Ladies and gentlemen, I give you your McMansion: a two car garage and four windows and a door across in front. Not a particularly big house these days: but, to paraphrase Jimmy Carter, it’s big in his heart. It’s uppity, in short. It puts on airs.

And the Washington Post doesn’t like that.

Comments

2 Comments so far. Leave a comment below.
  1. I think it isn’t so much that the Post is pro-sprawl as it is that they’re pro-selling-papers, and they think that poorly written, overheated articles about how neighbors are at war against each other and developers will make for more papers sold. Which is sort of odd, ’cause I’d imagine that demand for the Post is rather inelastic and not affected much either way by this sort of coverage.

    Without the language employed in the article, the argument against the new houses is that they’re likely to be ugly, cheaply built, and identical, yet another eyesore of a so-called builder community. I don’t know that people would buy papers for articles that said as much, though: “Developer Plans Developer Community” reads like the sort of headline you see in SimCity. And if you’re going to do that, you might as well just steal the best headline in the game, “Naysayers Say Nay.”

  2. hollinhall,

    The reporter completely missed the boat in this article, and did not accurately describe the situation. The article incorrectly asserts that the properties consist of two buildable lots, and refers to them as such throughout the article. This is the main point of contention between the current residents and the incoming developers who have attempted to skirt the normal review process in Fairfax County.
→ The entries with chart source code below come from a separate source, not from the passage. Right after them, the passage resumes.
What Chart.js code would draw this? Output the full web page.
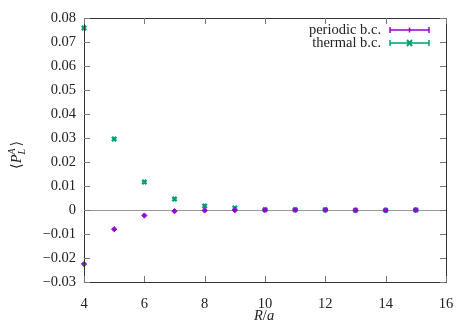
<!DOCTYPE html>
<html><head><meta charset="utf-8">
<script src="https://cdn.jsdelivr.net/npm/chart.js@4/dist/chart.umd.min.js"></script>
<style>html,body{margin:0;padding:0;background:#fff}#wrap{width:473px;height:329px}</style>
</head><body><div id="wrap"><canvas id="c" width="473" height="329"></canvas></div>
<script>
const R = [4,5,6,7,8,9,10,11,12,13,14,15];
const periodic = [-0.0225,-0.0080,-0.0023,-0.0005,-0.0002,-0.0001,0.0000,0.0000,0.0000,-0.0001,-0.0001,0.0000];
const thermal  = [0.0758,0.0296,0.0117,0.0046,0.0017,0.0008,0.0001,0.0001,0.0001,-0.0001,-0.0001,0.0000];
const xTicks = [4,6,8,10,12,14,16];
const yTicks = [-0.03,-0.02,-0.01,0,0.01,0.02,0.03,0.04,0.05,0.06,0.07,0.08];
const seriesLabels = ['periodic b.c.','thermal b.c.'];
const colors = ['#9400d3','#009e73'];
const FONT = '"Liberation Serif", "DejaVu Serif", serif';
const FS = 14.5;

function fmtY(v){
  if (Math.abs(v) < 1e-9) return '0';
  const s = Math.abs(v).toFixed(2);
  return (v<0?'\u2212':'') + s;
}

const frame = {
  id:'frame',
  afterDraw(chart){
    const {ctx, chartArea:a, scales:{x,y}} = chart;
    ctx.save();
    ctx.strokeStyle = '#333';
    ctx.lineWidth = 1;
    ctx.strokeRect(a.left+0.5, a.top+0.5, a.right-a.left, a.bottom-a.top);
    ctx.strokeStyle = '#777';
    ctx.beginPath();
    xTicks.forEach(t=>{const p=Math.round(x.getPixelForValue(t))+0.5;
      ctx.moveTo(p,a.bottom);ctx.lineTo(p,a.bottom-6);ctx.moveTo(p,a.top);ctx.lineTo(p,a.top+6);});
    yTicks.forEach(t=>{const p=Math.round(y.getPixelForValue(t))+0.5;
      ctx.moveTo(a.left,p);ctx.lineTo(a.left+6,p);ctx.moveTo(a.right,p);ctx.lineTo(a.right-6,p);});
    ctx.stroke();
    // legend
    ctx.font = FS+'px '+FONT;
    ctx.textAlign='right'; ctx.textBaseline='middle'; ctx.fillStyle='#222';
    const ly=[30,43];
    seriesLabels.forEach((lab,i)=>{
      ctx.fillText(lab, 381, ly[i]);
      ctx.strokeStyle=colors[i]; ctx.lineWidth=1.5;
      ctx.beginPath(); ctx.moveTo(390,ly[i]); ctx.lineTo(429,ly[i]);
      ctx.moveTo(390,ly[i]-3);ctx.lineTo(390,ly[i]+3);
      ctx.moveTo(429,ly[i]-3);ctx.lineTo(429,ly[i]+3);
      ctx.stroke();
      if(i===0){ctx.beginPath();ctx.moveTo(409.5,ly[i]-2.5);ctx.lineTo(409.5,ly[i]+2.5);ctx.stroke();}
      else {ctx.lineWidth=2;ctx.beginPath();ctx.moveTo(407,ly[i]-3);ctx.lineTo(412,ly[i]+3);ctx.moveTo(412,ly[i]-3);ctx.lineTo(407,ly[i]+3);ctx.stroke();}
    });
    // axis titles
    ctx.fillStyle='#222';
    ctx.textAlign='left'; ctx.textBaseline='alphabetic';
    ctx.font='italic '+FS+'px '+FONT;
    let xx=254;
    ctx.fillText('R',xx,320); xx+=ctx.measureText('R').width;
    ctx.font=FS+'px '+FONT; ctx.fillText('/',xx,320); xx+=ctx.measureText('/').width;
    ctx.font='italic '+FS+'px '+FONT; ctx.fillText('a',xx,320);
    // y title rotated
    ctx.translate(21,150); ctx.rotate(-Math.PI/2);
    let yy=-19;
    ctx.font=FS+'px '+FONT; ctx.fillText('\u27E8',yy,0); yy+=ctx.measureText('\u27E8').width;
    ctx.font='italic '+FS+'px '+FONT; ctx.fillText('P',yy,0); yy+=ctx.measureText('P').width;
    ctx.font='italic 10px '+FONT; ctx.fillText('A',yy,-6); ctx.fillText('L',yy,4); yy+=8;
    ctx.font=FS+'px '+FONT; ctx.fillText('\u27E9',yy,0);
    ctx.restore();
  }
};

new Chart(document.getElementById('c'),{
  type:'scatter',
  data:{datasets:[
    {label:seriesLabels[0],data:R.map((r,i)=>({x:r,y:periodic[i]})),clip:false,
     pointStyle:'rectRot',pointRadius:2.6,backgroundColor:colors[0],borderColor:colors[0],borderWidth:1},
    {label:seriesLabels[1],data:R.map((r,i)=>({x:r,y:thermal[i]})),clip:false,
     pointStyle:'crossRot',pointRadius:3,backgroundColor:colors[1],borderColor:colors[1],borderWidth:2.4}
  ]},
  options:{
    responsive:false,animation:false,
    layout:{padding:{left:0,right:27,top:18,bottom:0}},
    plugins:{legend:{display:false},tooltip:{enabled:false}},
    scales:{
      x:{type:'linear',min:4,max:16,
        afterBuildTicks(s){s.ticks=xTicks.map(v=>({value:v}));},
        afterFit(s){s.height=47;},
        grid:{display:false},border:{display:false},
        ticks:{color:'#222',font:{family:FONT,size:FS},padding:5,maxRotation:0,callback:v=>String(v)}},
      y:{type:'linear',min:-0.03,max:0.08,
        afterBuildTicks(s){s.ticks=yTicks.map(v=>({value:v}));},
        afterFit(s){s.width=84;},
        grid:{drawTicks:false,color:c=>Math.abs(c.tick.value)<1e-9?'#999':'rgba(0,0,0,0)',lineWidth:1},
        border:{display:false},
        ticks:{color:'#222',font:{family:FONT,size:FS},padding:8,callback:v=>fmtY(v)}}
    }
  },
  plugins:[frame]
});
</script></body></html>
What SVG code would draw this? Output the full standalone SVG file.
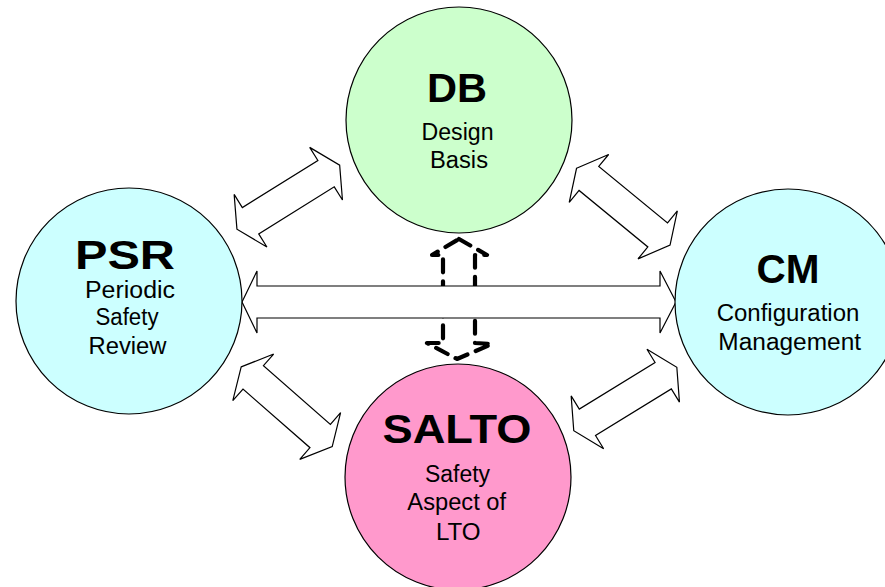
<svg xmlns="http://www.w3.org/2000/svg" width="885" height="587" viewBox="0 0 885 587">
<style>
.bg{fill:#ffffff}
.circ{stroke:#000;stroke-width:1.2}
.green{fill:#ccffcc}
.cyan{fill:#ccffff}
.pink{fill:#ff99cc}
.blk{fill:#fff;stroke:#000;stroke-width:1.2;stroke-linejoin:miter}
.dash{fill:none;stroke:#000;stroke-width:4.2;stroke-dasharray:13 9;stroke-linecap:round;stroke-linejoin:round}
.big{font-family:"Liberation Sans",Arial,sans-serif;font-weight:bold;font-size:41px;fill:#000;text-anchor:middle}
.sm{font-family:"Liberation Sans",Arial,sans-serif;font-size:23.5px;fill:#000;text-anchor:middle}
</style>
<defs>
<path id="dbl" d="M-60.5,0 L-44.5,-31 L-44.5,-15.5 L44.5,-15.5 L44.5,-31 L60.5,0 L44.5,31 L44.5,15.5 L-44.5,15.5 L-44.5,31 Z"/>
</defs>
<rect class="bg" x="0" y="0" width="885" height="587"/>
<g id="connectors">
<use href="#dbl" class="blk" transform="translate(288.3,197.2) rotate(-31.9)"/>
<use href="#dbl" class="blk" transform="translate(623.3,206.7) rotate(39.4)"/>
<use href="#dbl" class="blk" transform="translate(286.7,406.7) rotate(41.2)"/>
<use href="#dbl" class="blk" transform="translate(625.3,399) rotate(-31.6)"/>
<path class="dash" d="M459,239 L487,255 L475,255 L475,343 L492,344 L457,359 L427,343 L443,343 L443,255 L432,255 Z"/>
<path class="blk" d="M242,302 L257,271 L257,286 L660,286 L660,271 L676,302 L660,333 L660,318 L257,318 L257,333 Z"/>
</g>
<g id="DB">
<circle class="circ green" cx="459" cy="120" r="113"/>
<text class="big" x="457" y="102" textLength="60" lengthAdjust="spacingAndGlyphs">DB</text>
<text class="sm" x="457.5" y="140" textLength="72" lengthAdjust="spacingAndGlyphs">Design</text>
<text class="sm" x="459" y="168" textLength="58" lengthAdjust="spacingAndGlyphs">Basis</text>
</g>
<g id="PSR">
<circle class="circ cyan" cx="129" cy="301" r="113"/>
<text class="big" x="125" y="269" textLength="100" lengthAdjust="spacingAndGlyphs">PSR</text>
<text class="sm" x="130" y="298" textLength="90" lengthAdjust="spacingAndGlyphs">Periodic</text>
<text class="sm" x="127" y="325" textLength="63" lengthAdjust="spacingAndGlyphs">Safety</text>
<text class="sm" x="127.5" y="354" textLength="78" lengthAdjust="spacingAndGlyphs">Review</text>
</g>
<g id="CM">
<circle class="circ cyan" cx="788" cy="302" r="113"/>
<text class="big" x="788" y="283" textLength="63" lengthAdjust="spacingAndGlyphs">CM</text>
<text class="sm" x="788" y="321" textLength="142.7" lengthAdjust="spacingAndGlyphs">Configuration</text>
<text class="sm" x="789.7" y="350" textLength="142.7" lengthAdjust="spacingAndGlyphs">Management</text>
</g>
<g id="SALTO">
<circle class="circ pink" cx="458" cy="477" r="113"/>
<text class="big" x="457" y="443" textLength="149" lengthAdjust="spacingAndGlyphs">SALTO</text>
<text class="sm" x="457.5" y="482" textLength="65" lengthAdjust="spacingAndGlyphs">Safety</text>
<text class="sm" x="456.7" y="510" textLength="98.7" lengthAdjust="spacingAndGlyphs">Aspect of</text>
<text class="sm" x="458.3" y="540" textLength="44.7" lengthAdjust="spacingAndGlyphs">LTO</text>
</g>
</svg>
    The crux of the matter in Hollin Hall Village is demanding that wealthy developers follow the same rules and regulations that regular residents of Fairfax County must follow. The intent is not to prohibit anyone from fixing up their houses or legally profiting from selling their property in accordance with rules and regulations, but ensuring that development (and developers) in that neighborhood conforms to established Virginia laws.